5. Récit – Études de cas (chapitre 11)
Dans l’étude de l’industrie automobile, l’auteur montre déjà comment des décisions humaines (normes écologiques, choix de consommation, ingénierie délibérée) sont en train de « pirater » les pressions sélectives darwiniennes classiques et d’orienter activement l’évolution d’un secteur entier. C’est une miniature de ce que pourrait être un quatrième règne : l’évolution dirigée.
Synthèse des caractéristiques du « quatrième règne » telles qu’esquissées
Variation générée ou fortement augmentée par des algorithmes (IA générative, optimisation évolutionniste artificielle)
Sélection partiellement ou totalement déplacée dans des espaces numériques (simulations, marchés virtuels, fitness functions explicites)
Rétention quasi infinie et instantanément accessible (cloud, blockchain, mémoire globale)
Intentionnalité non plus seulement humaine mais distribuée (systèmes multi-agents, super-intelligences)
Boucles de rétroaction positive extrêmes (accélération exponentielle)

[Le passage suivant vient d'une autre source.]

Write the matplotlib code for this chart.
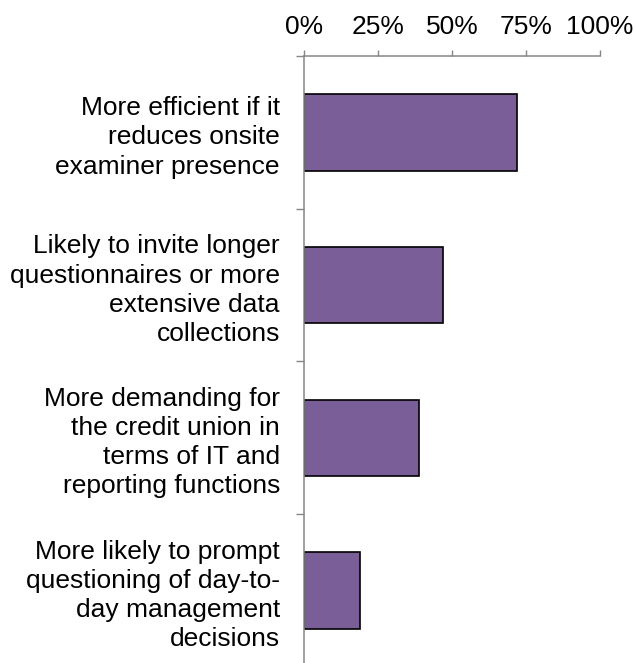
import numpy as np
import matplotlib.pyplot as plt
from matplotlib.ticker import FixedLocator

plt.rcParams['font.family'] = ['Liberation Sans', 'DejaVu Sans']

# Survey answers and share of respondents (%)
categories = [
    'More efficient if it\nreduces onsite\nexaminer presence',
    'Likely to invite longer\nquestionnaires or more\nextensive data\ncollections',
    'More demanding for\nthe credit union in\nterms of IT and\nreporting functions',
    'More likely to prompt\nquestioning of day-to-\nday management\ndecisions',
]
values = [72, 47, 39, 19]
x_ticks = [0, 25, 50, 75, 100]
x_tick_labels = ['0%', '25%', '50%', '75%', '100%']

bar_color = '#7a5e97'
axis_color = '#868686'

fig = plt.figure(figsize=(6.36, 6.63), dpi=100)
ax = fig.add_axes([304 / 636, 1 - 666.7 / 663, 296 / 636, 610.7 / 663])

y = np.arange(len(categories))
ax.barh(y, values, height=0.5, color=bar_color, edgecolor='black', linewidth=1.2)

ax.set_xlim(0, 100)
ax.set_ylim(len(categories) - 0.5, -0.5)

ax.xaxis.set_ticks_position('top')
ax.set_xticks(x_ticks)
ax.set_xticklabels(x_tick_labels)
ax.tick_params(axis='x', direction='out', length=4.3, width=1, color=axis_color,
               pad=8, labelsize=19, labelcolor='black')

ax.set_yticks(y)
ax.set_yticklabels(categories, ha='right', linespacing=1.27)
ax.yaxis.set_minor_locator(FixedLocator(np.arange(len(categories) + 1) - 0.5))
ax.tick_params(axis='y', which='major', length=0, pad=17.3, labelsize=19)
ax.tick_params(axis='y', which='minor', direction='out', length=5.8, width=1,
               color=axis_color)

for side in ['right', 'bottom']:
    ax.spines[side].set_visible(False)
for side in ['top', 'left']:
    ax.spines[side].set_color(axis_color)
    ax.spines[side].set_linewidth(1.1)

fig.savefig('out.png', dpi=100)
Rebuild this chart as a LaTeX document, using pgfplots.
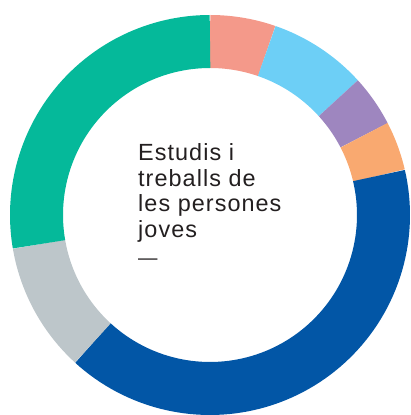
\documentclass[border=0pt]{standalone}
\usepackage{pgfplots}
\pgfplotsset{compat=1.18}
\usepackage{fontspec}
\setmainfont{Liberation Sans}
\newfontfamily\labfont[LetterSpace=4.5]{Liberation Sans}
\definecolor{cSalmon}{HTML}{F4998A}
\definecolor{cLBlue}{HTML}{6DCFF6}
\definecolor{cPurple}{HTML}{9E86BF}
\definecolor{cOrange}{HTML}{F9A970}
\definecolor{cDBlue}{HTML}{0256A6}
\definecolor{cGrey}{HTML}{BDC6CA}
\definecolor{cGreen}{HTML}{05B99A}
\definecolor{cText}{HTML}{231F20}
\begin{document}
\begin{tikzpicture}
\begin{axis}[
  scale only axis, width=411bp, height=415bp,
  xmin=-210, xmax=201, ymin=-200, ymax=215,
  hide axis, clip=false,
  every axis plot/.append style={line width=53bp, line cap=butt, line join=round, samples=80, mark=none},
]
\path (rel axis cs:0,0) rectangle (rel axis cs:1,1);
% segments in cumulative percent (clockwise from top)
\addplot[draw=cSalmon, domain=0:5.3]   ({173.5*sin(3.6*x)},{173.5*cos(3.6*x)});
\addplot[draw=cLBlue,  domain=5.3:13.25] ({173.5*sin(3.6*x)},{173.5*cos(3.6*x)});
\addplot[draw=cPurple, domain=13.25:17.4] ({173.5*sin(3.6*x)},{173.5*cos(3.6*x)});
\addplot[draw=cOrange, domain=17.4:21.35] ({173.5*sin(3.6*x)},{173.5*cos(3.6*x)});
\addplot[draw=cDBlue,  domain=21.35:61.8] ({173.5*sin(3.6*x)},{173.5*cos(3.6*x)});
\addplot[draw=cGrey,   domain=61.8:72.3] ({173.5*sin(3.6*x)},{173.5*cos(3.6*x)});
\addplot[draw=cGreen,  domain=72.3:100] ({173.5*sin(3.6*x)},{173.5*cos(3.6*x)});
\begin{scope}[every node/.style={anchor=base west, inner sep=0pt, text=cText, font=\labfont\fontsize{23.5}{25.5}\selectfont}]
\node at (axis cs:-72,54) {Estudis i};
\node at (axis cs:-72,28.5) {treballs de};
\node at (axis cs:-72,3) {les persones};
\node at (axis cs:-72,-22.5) {joves};
\node[font=\labfont\fontsize{19.5}{20}\selectfont] at (axis cs:-72,-49.5) {—};
\end{scope}
\end{axis}
\end{tikzpicture}
\end{document}
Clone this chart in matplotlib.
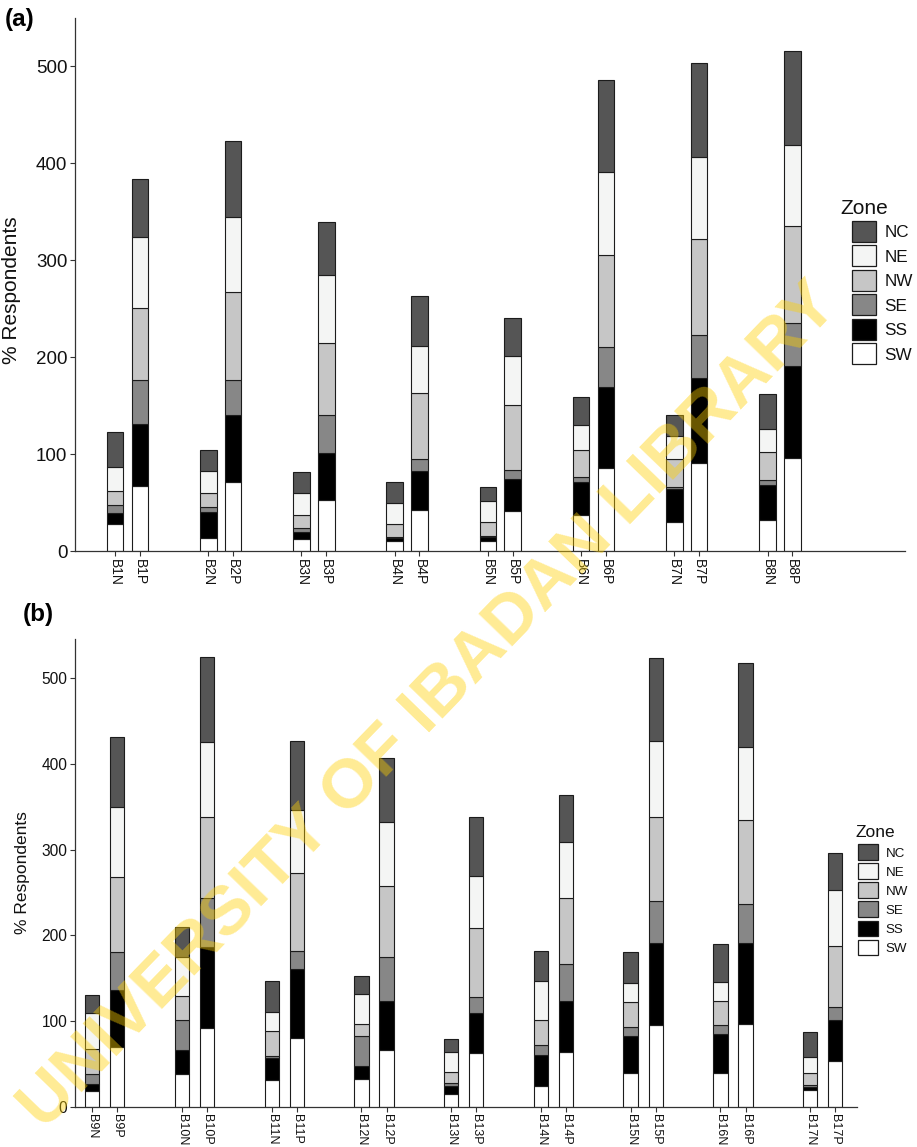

Possibilité de redéfinir rétroactivement les règles des règnes précédents (édition génétique à grande échelle, modification cognitive, upload de conscience, etc.)
L’auteur ne tranche jamais : il pose la question, montre que les prémices techniques et conceptuelles sont déjà là, mais laisse le lecteur devant le vertige.
En cela, il reste fidèle à sa méthode : le quatrième règne n’est pas encore advenu ; il n’est qu’une possibilité logique que le troisième règne est en train de rendre réelle.
Et c’est précisément parce qu’il n’en fait pas un chapitre à part entière qu’il donne à cette idée une force encore plus grande : elle hante les marges du texte comme l’avenir hante le présent.